After 2008, some retirees and those who were planning to retire understood the dangers of market risk, and began insulating their portfolios against future shocks. They spread out their investments among different asset classes, buying counterbalancers to smooth any market swings.
They also began focusing on income paying securities that would pay them through good times and bad.
But many did investors did not learn the lessons of 2008/09 and never adjusted their portfolios accordingly.
Now, as volatility rears its ugly head in equities markets once again, the AP reports some investors are getting worried.
The recent turbulence in the U.S. stock markets is spooking some older workers and retirees, a group that was hit particularly hard during the most recent financial crisis.
There’s no indication, though, that the recent volatility has brought about large-scale overhauls in retirement planning.
“There’s a lot of fear that if you have another event like 2008 and you retire the year before or the year after, you’re screwed. I’m not taking that risk,” says Mark Patterson, a recently retired patent attorney from Nashville, Tennessee. “There’s a huge fear of folks my age that they’re going to run out of money and they’re going to need to rely on the government for help.”
By the time the market bottomed out during the financial crisis in 2009, an estimated $2.7 trillion had been wiped out of Americans’ retirement accounts, according to the Urban Institute. Older Americans, in particular, have had a tough time recovering their losses. The Pew Research Center estimates the net worth of the median Baby Boomer household in 2016 was still nearly 18 percent shy of where it sat in 2007.
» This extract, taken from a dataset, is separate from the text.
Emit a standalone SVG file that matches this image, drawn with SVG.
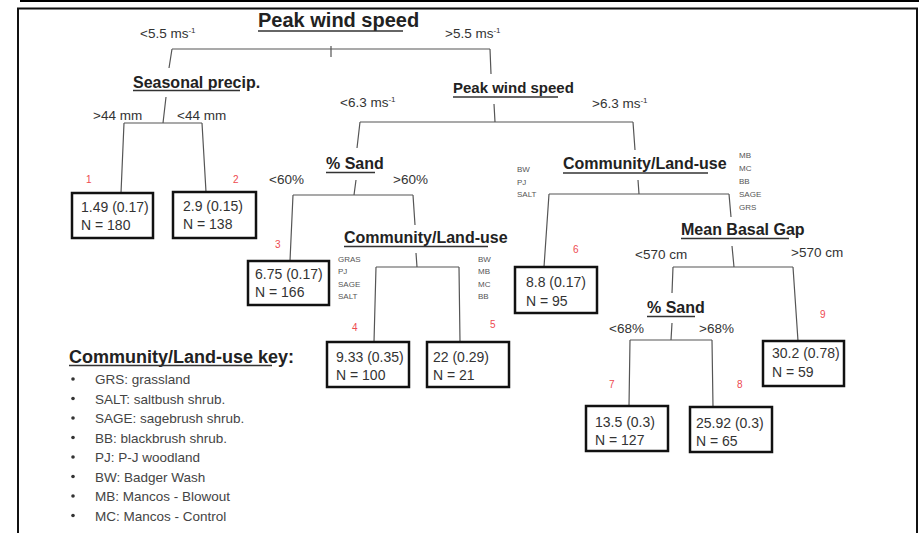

If your portfolio suffers devastating losses during retirement, you may not have time to wait for a recovery before you’re forced to sell shares at depressed prices to pay for your day-to-day expenses. The arithmetic of portfolio losses is too steep. The amount of risk a retiree would be forced to take on in order to rebuild his or her portfolio would be too great to bear for anyone in that age group.
It’s best to start balancing your portfolio now. Get ahead of any market turbulence by developing a retirement plan, and working with an advisor who can help you achieve your goals while minimizing risk. Don’t let inertia prevent you from protecting your hard earned assets. If you haven’t already done so, start today.